UPDATED: House and Senate lawmakers agreed Tuesday to delay lifting the moratorium on fracking until after the final rules are approved, rather than set a hard date of July 1, 2015.
The compromise clears a major hurdle between the legislative chambers on a measure to establish the framework for natural gas drilling in central North Carolina, but it doesn’t resolve all the conflicts.
Meeting in a rare evening session, a House energy committee tweaked the legislation to allow the state to issue drilling permits 60 days after the rules developed by the Mining and Energy Commission are approved. The final rules are expected in January.
The bill – SB786 – won approval in a voice vote with Democrats objecting, citing concerns about contaminated drinking water and harmful affects to the environment.

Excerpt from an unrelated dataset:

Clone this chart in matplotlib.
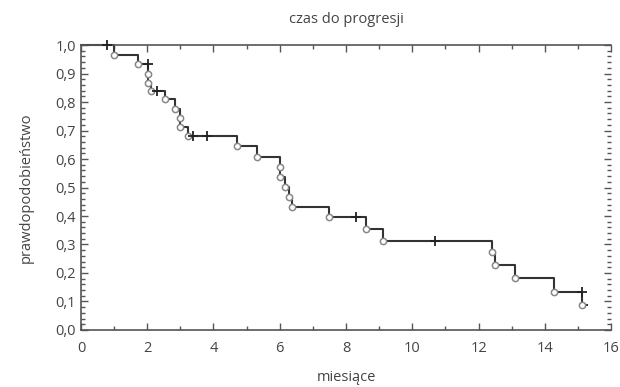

Republican Sen. Bob Rucho of Matthews, the bill’s chief sponsor, presented the bill to the committee. He agreed to the amendment but the Senate must vote on the new language at a later date.
The change may allow the issuance of permits sooner than July 1, 2015, but Rep. Mike Stone, a Sanford Republican leading the effort in the House, said he expects it will come later in the year, possibly September.
Another amendment will require the state to review the recent track-record for companies seeking to drill before granting a permit.
The House did not address Gov. Pat McCrory’s concern with a provision that prohibits local governments from setting tougher environmental regulations on fracking. But more changes are expected when it moves to House Finance. It could come before the floor as early as this week.
Rep. Pricey Harrison, a Greensboro Democrat, asked why the bill was being fast-tracked. “It’s a very troubling bill that deserves more thought,” she added.
Responding to her concerns, Sen. Buck Newton, a Wilson Republican pushing bill, said “North Carolina needs the jobs and America needs the energy, that’s the short answer to your question.”